Неужто для этой простой мысли Бог должен спуститься на Землю?
– Ну, так у солдата приказ… – сказал откуда-то сбоку Иван Громов.
– Вот будет тебе приказ в мать свою стрелять – выполнишь? – спросил Плотников. Громов помолчал, но сказал:
– Так то мать. А то враг. Я не выстрелю – так он в меня выстрелит… – В том-то и суть: зло найдет слабину… – кивнул Плотников. – Но разве Господь в этом виноват?
– Он, он виноват. Пусть возьмет нас за руку и отведет. В светлое завтра… – засмеялся Алферов.
– Э, нет… – сказал Плотников. – Сам, все сам. Для того и даны человеку по максимуму разум, любовь, совесть.
– Взрослый человек, а в совесть веришь? – насмешливо проговорил Матвей Алферов.
– Верю… – сказал Плотников. – И ты веришь.
Тут он перевел взгляд на Якова Алферова и сказал:
– И мать твоя верила, ведь так?
Яков, который до сих пор весь этот разговор слушал вполуха, поперхнулся и удивленно уставился на Плотникова. Матвей тоже глянул на брата, а потом – на Плотникова. Тут же начался какой-то общий галдеж – на Плотникова разом накинулись Фомин и Семен Каменев, и никто за всем этим не заметил, как братья Алферовы ушли в себя, каждый по своему.
Матвей подумал о матери.

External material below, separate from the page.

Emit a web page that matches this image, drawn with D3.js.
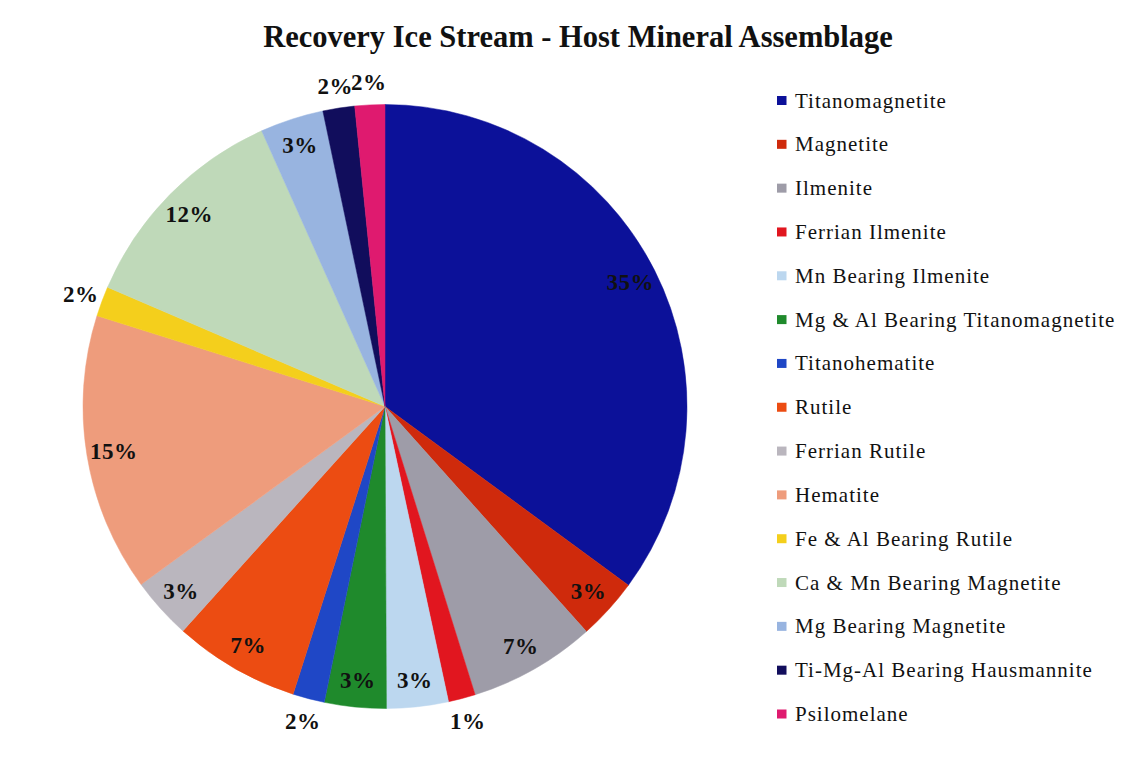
<!DOCTYPE html>
<html>
<head>
<meta charset="utf-8">
<script src="https://cdn.jsdelivr.net/npm/d3@7"></script>
<style>
  html, body { margin: 0; padding: 0; background: #ffffff; }
  svg { display: block; }
</style>
</head>
<body>
<svg id="chart" width="1146" height="767"></svg>
<script>
// Host mineral assemblage, Recovery Ice Stream (share of grains, %)
const minerals = [
  "Titanomagnetite",
  "Magnetite",
  "Ilmenite",
  "Ferrian Ilmenite",
  "Mn Bearing Ilmenite",
  "Mg & Al Bearing Titanomagnetite",
  "Titanohematite",
  "Rutile",
  "Ferrian Rutile",
  "Hematite",
  "Fe & Al Bearing Rutile",
  "Ca & Mn Bearing Magnetite",
  "Mg Bearing Magnetite",
  "Ti-Mg-Al Bearing Hausmannite",
  "Psilomelane"
];
const shares = [35.1, 3.3, 6.8, 1.45, 3.3, 3.3, 1.7, 6.75, 3.3, 14.9, 1.6, 11.85, 3.4, 1.7, 1.6];
const sliceColors = [
  "#0c1199", "#cf2a0c", "#9e9ca8", "#e1161f", "#bcd7ef",
  "#1f8a2c", "#1f47c6", "#ec4c12", "#bab6be", "#ee9c7c",
  "#f4cf1c", "#bfd9b9", "#98b4e0", "#110d5c", "#df1a6f"
];
const chartTitle = "Recovery Ice Stream - Host Mineral Assemblage";

const svg = d3.select("#chart");
const W = 1146, H = 767;
const cx = 385, cy = 406.5, R = 302;
const serif = "'Liberation Serif', 'Times New Roman', serif";

svg.append("rect").attr("width", W).attr("height", H).attr("fill", "#ffffff");

// Title
svg.append("text")
  .attr("x", 578).attr("y", 47)
  .attr("text-anchor", "middle")
  .attr("font-family", serif)
  .attr("font-weight", "bold")
  .attr("font-size", 30.5)
  .attr("fill", "#111")
  .text(chartTitle);

const total = d3.sum(shares);
const rows = minerals.map((name, i) => ({ name, value: shares[i], color: sliceColors[i] }));

const pie = d3.pie().value(d => d.value).sort(null);
const arcs = pie(rows);
const arc = d3.arc().innerRadius(0).outerRadius(R);
const labelInside = d3.arc().innerRadius(R * 0.91).outerRadius(R * 0.91);
const labelOutside = d3.arc().innerRadius(R * 1.075).outerRadius(R * 1.075);

const g = svg.append("g").attr("transform", `translate(${cx},${cy})`);

g.selectAll("path.slice")
  .data(arcs)
  .join("path")
  .attr("class", "slice")
  .attr("d", arc)
  .attr("fill", d => d.data.color)
  .attr("stroke", d => d.data.color)
  .attr("stroke-width", 0.5);

// Percentage labels: narrow slices get their label just outside the rim
g.selectAll("text.pct")
  .data(arcs)
  .join("text")
  .attr("class", "pct")
  .attr("transform", d => {
    const small = (d.endAngle - d.startAngle) < 0.16;
    const [x, y] = (small ? labelOutside : labelInside).centroid(d);
    return `translate(${x},${y})`;
  })
  .attr("text-anchor", "middle")
  .attr("dy", "0.35em")
  .attr("font-family", serif)
  .attr("font-weight", "bold")
  .attr("font-size", 23)
  .attr("letter-spacing", 0.5)
  .attr("fill", "#111")
  .text(d => Math.round(d.data.value / total * 100) + "%");

// Legend
const legendY = d3.scalePoint().domain(minerals).range([100.5, 714]);
const legend = svg.append("g");
const item = legend.selectAll("g.item")
  .data(rows)
  .join("g")
  .attr("class", "item")
  .attr("transform", d => `translate(777,${legendY(d.name)})`);

item.append("rect")
  .attr("x", 0).attr("y", -4.5)
  .attr("width", 9.5).attr("height", 9)
  .attr("fill", d => d.color);

item.append("text")
  .attr("x", 18).attr("y", 7)
  .attr("font-family", serif)
  .attr("font-size", 21)
  .attr("letter-spacing", 1)
  .attr("fill", "#111")
  .text(d => d.name);
</script>
</body>
</html>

Она умерла три года назад, и с тех пор его томили разные мысли, и прежде всего вопрос смерти. «И что же – вот так все и кончится?» – думал он, глядя, как могильщики засыпают землей могилу. Они с братом отгрохали матери большой памятник из черного камня – стоит она и смотрит вдаль грустными глазами, была у них такая фотка. Ничего сравнимого не было на кладбище, да и в городе ни один памятник, даже погибшим в Великой Отечественной, в подметки не годился тому, который они поставили своей матери. От этого Матвей чувствовал некоторое удовлетворение. Но на вопрос, который он задал себе у могилы, этот памятник не отвечал. Даже более того – от памятника становилось страшнее.
Жизнь как-то так складывалась, что Матвей не мог понять, будут ли у него дети, а если и будут, то захотят ли они поставить ему пусть не такой, но хоть какой-то памятник. «Закопают в траншее в необшитом гробу…» – травил он себе душу. Траншея для бедняцких могил была на окраине кладбища, он как-то раз пошел туда посмотреть. На могилах стояли деревянные – из двух дощечек – кресты с надписями карандашом. Матвею стало жутко, хоть он и сказал себе тут же, что ему в могиле на самом деле будет уже во всех смыслах глубоко плевать.